Of the more than 200 CEOs of US-based SMEs that PwC polls quarterly, only 53% were optimistic in the fourth quarter of 2015, down from 71% in the first quarter.
Respondents in the PwC Trendsetter Barometer are part of the growth engine of the US economy, said Ken Esch, CPA, a tax partner in PwC’s private company services section who oversees the survey. And they view the uncertain US economy and even more so the international economy as a challenging environment.
“The No. 1 issue on the minds of business leaders is ‘How do I continue to grow my business in a very challenging economy?’ ” Esch said.

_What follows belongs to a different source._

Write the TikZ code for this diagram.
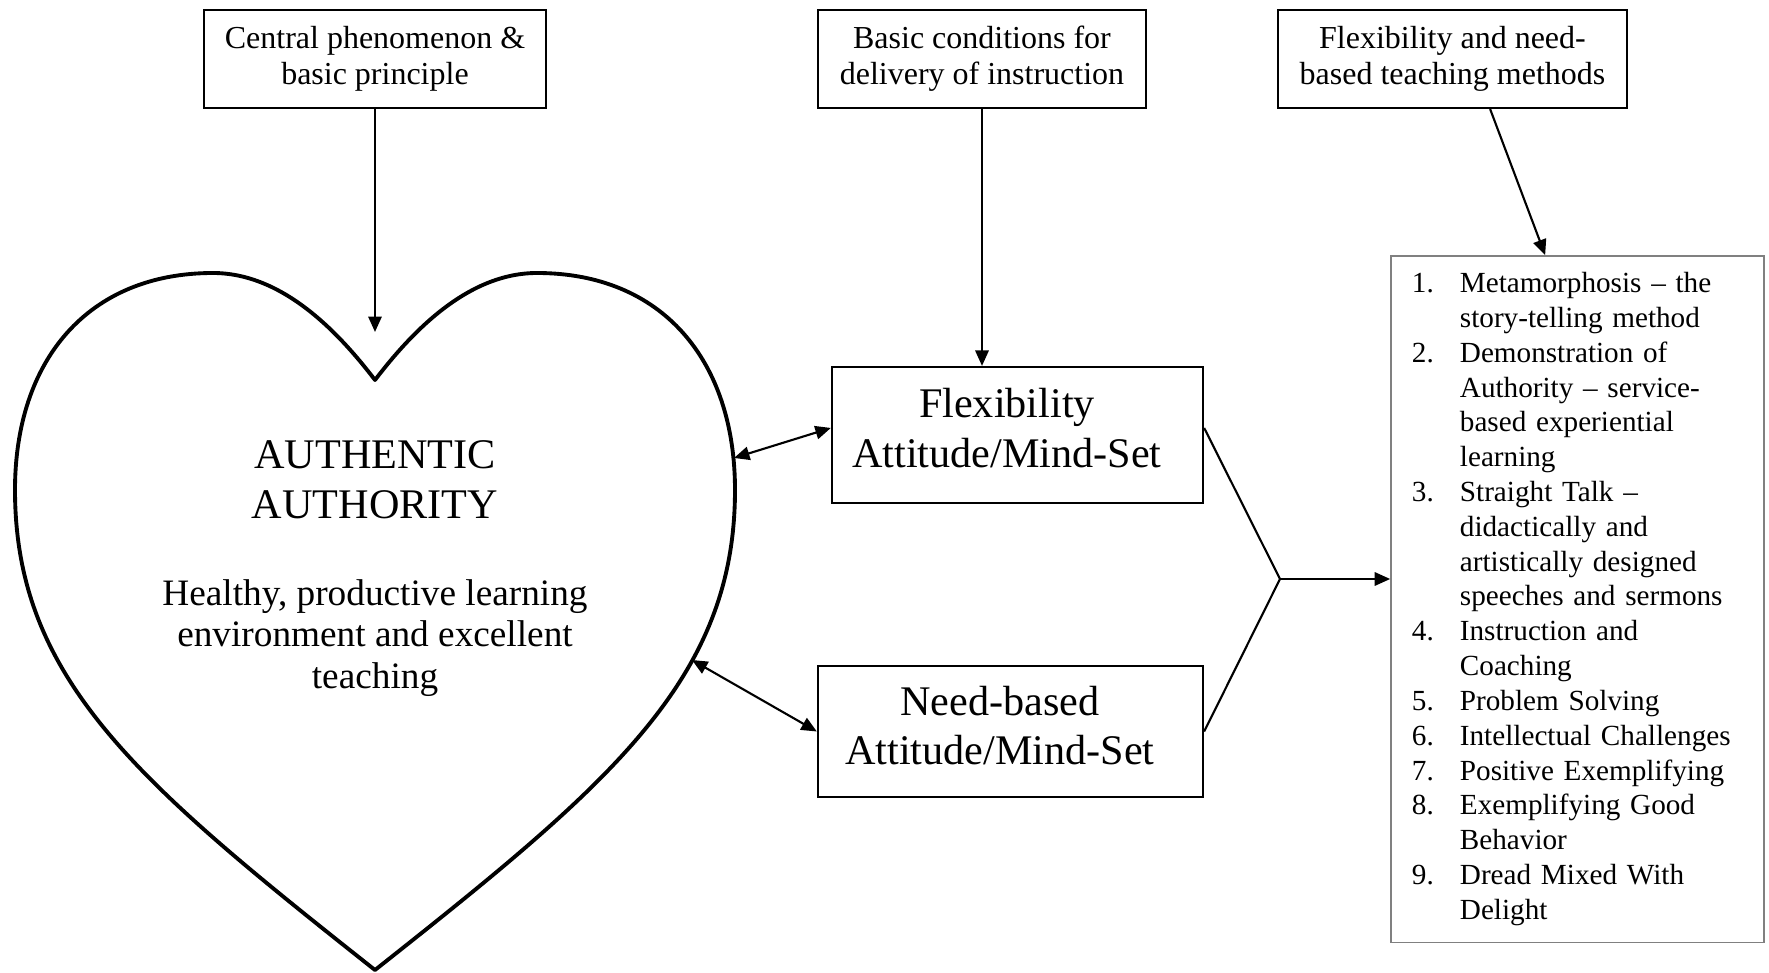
\documentclass[tikz,border=0pt]{standalone}
\usepackage{fontspec}
\setmainfont{Liberation Serif}
\usetikzlibrary{arrows.meta}
\tikzset{
    >={Triangle[length=4.4pt, width=3.8pt]}, % filled triangle heads
    every node/.style={align=center, inner sep=0pt},
    topbox/.style={draw, line width=0.6pt, minimum height=0.98cm, font=\fontsize{9.1}{10.3}\selectfont}, % boxes on the top row
    attbox/.style={draw, line width=0.6pt, font=\fontsize{12}{14.1}\selectfont}, % the two mind-set boxes
    link/.style={line width=0.6pt},
}
\newcommand{\mitem}[2]{\makebox[0.48cm][l]{#1}#2}
\newcommand{\mcont}[1]{\hspace*{0.48cm}#1}

\begin{document}
\begin{tikzpicture}[x=0.01cm, y=-0.01cm]
\useasboundingbox (0,0) rectangle (1769,973);

% the heart
\draw[line width=1.1pt, line join=round] (375,380) .. controls (411,333) and (467,273) .. (537,273)
    .. controls (662,273) and (735,360) .. (735,490)
    .. controls (735,680) and (610,784) .. (375,970)
    .. controls (140,784) and (15,680) .. (15,490)
    .. controls (15,360) and (88,273) .. (213,273)
    .. controls (283,273) and (339,333) .. (375,380) -- cycle;
\coordinate (notch) at (375,332);
\coordinate (hrtA) at (734,458);
\coordinate (hrtB) at (692,660);

\node[font=\fontsize{12}{14.1}\selectfont] (title) at (375,480) {AUTHENTIC\\AUTHORITY};
\node[font=\fontsize{10.6}{11.8}\selectfont] (goal) at (375,638) {Healthy, productive learning\\environment and excellent\\teaching};

% top row
\node[topbox, minimum width=3.42cm] (central) at (375,59) {Central phenomenon \&\\basic principle};
\node[topbox, minimum width=3.28cm] (conditions) at (982,59) {Basic conditions for\\delivery of instruction};
\node[topbox, minimum width=3.49cm] (methods) at (1452.5,59) {Flexibility and need-\\based teaching methods};

% mind-sets
\node[attbox, minimum width=3.71cm, minimum height=1.36cm] (flex) at (1017.5,435) {Flexibility\hspace*{6pt}\\Attitude/Mind-Set\hspace*{6pt}\rule[-4pt]{0pt}{0pt}};
\node[attbox, minimum width=3.85cm, minimum height=1.31cm] (need) at (1010.5,731.5) {Need-based\hspace*{6pt}\\Attitude/Mind-Set\hspace*{6pt}\rule[-3.5pt]{0pt}{0pt}};

% list of methods
\node[draw=gray, line width=0.4pt, minimum height=6.86cm, text width=3.31cm, inner xsep=0.21cm, align=left,
      font=\fontsize{8.3}{9.9}\selectfont] (list) at (1577.5,599) {%
    \mitem{1.}{Metamorphosis -- the}\\
    \mcont{story-telling method}\\
    \mitem{2.}{Demonstration of}\\
    \mcont{Authority -- service-}\\
    \mcont{based experiential}\\
    \mcont{learning}\\
    \mitem{3.}{Straight Talk --}\\
    \mcont{didactically and}\\
    \mcont{artistically designed}\\
    \mcont{speeches and sermons}\\
    \mitem{4.}{Instruction and}\\
    \mcont{Coaching}\\
    \mitem{5.}{Problem Solving}\\
    \mitem{6.}{Intellectual Challenges}\\
    \mitem{7.}{Positive Exemplifying}\\
    \mitem{8.}{Exemplifying Good}\\
    \mcont{Behavior}\\
    \mitem{9.}{Dread Mixed With}\\
    \mcont{Delight}};

% connectors
\draw[->, link] (central.south) -- (notch);
\draw[->, link] (conditions.south) -- (conditions.south |- flex.north);
\draw[->, link] ([xshift=10.7pt]methods.south) -- ([xshift=-9.2pt]list.north);
\draw[<->, link] (hrtA) -- ([yshift=2pt]flex.west);
\draw[<->, link] (hrtB) -- (need.west);
\coordinate (join) at (1280,579);
\draw[link] ([yshift=2pt]flex.east) -- (join) -- (need.east);
\draw[->, link] (join) -- (join -| list.west);
\end{tikzpicture}
\end{document}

The Trendsetter Barometer taken during the fourth quarter of 2015 and PwC’s 2016 global CEO survey present five strategies that US-based SMEs are pursuing to boost revenue, profits, and value:
Mergers and acquisitions, joint ventures. The number of SMEs planning a merger, acquisition, or joint venture rose a record 7 percentage points to 17% in the fourth quarter of 2015, up from 10% in the third quarter. M&A and joint ventures are an important strategy for SMEs to increase revenue, Esch said. “Financing [costs] remain historically low for many companies, [but] the current low rates will stay low for only so long. Companies planning to take advantage of them should probably do so sooner rather than later.”
Customer experience. In the fourth quarter, 30% of SMEs planned major new investments in 2016, up from 25% in the previous quarter. Many of the investments (74% of respondents) are earmarked to go into operations, up from 65% the previous quarter.
The emphasis on operational investments is meant to improve customers’ experience, including how customers can find out about and order products and services and how purchases are delivered, Esch said. “A lot of it is through technology platforms.”
Overseas expansions. About half of the SMEs polled for the Trendsetter Barometer do business abroad, and the economic slowdown in China is affecting them. Of the companies selling in China, only about 54% polled in the fourth quarter of 2015 expected to meet their revenue targets for the year, down from 70% polled a year earlier. China’s long-term potential, however, remains substantial, Esch said. “You need to continue to evaluate how you enter this market, but companies should not take their eyes off the ball in terms of growth opportunities.”
While growth overseas is slower than in years past, high-performing SMEs continue to look for opportunities to expand in developed economies such as Canada, Germany, and the UK and emerging economies. Brazil, which presents a very challenging economic and regulatory environment, as well as India, Mexico, Russia, and the United Arab Emirates, were among the ten most important countries CEOs named for growth prospects in 2016, according to PwC’s CEO survey.
Among multinational SMEs polled for the Trendsetter Barometer, 44% planned major capital investments overseas and 37% planned increased spending abroad to introduce new products and services.
Data analysis. The increase in planned technology investments aims to improve customers’ experience and help the companies learn more about their customers and their customers’ buying habits, Esch said. Harnessing this information will allow SMEs to better identify new products and services and to fine-tune pricing.
SMEs “use this information to determine what types of products and services to present, when to present them, whether they can connect one service or product with another,” he said. “There’s focus on the top-line growth, but there’s also benefit to bottom-line results.”
Talent. Fifty-eight per cent of SMEs polled in the fourth quarter of 2015 planned to increase their headcount, up slightly from 56% in the previous quarter, but companies are predominantly looking for specialists, particularly in sales, marketing, and technology.
Most of the hiring is in the US, Esch said, but companies will consider global resources to attract hard-to-find skilled talent. For example, one company he works with hired ten engineers from Ireland last year because it had such a hard time filling the positions in the US.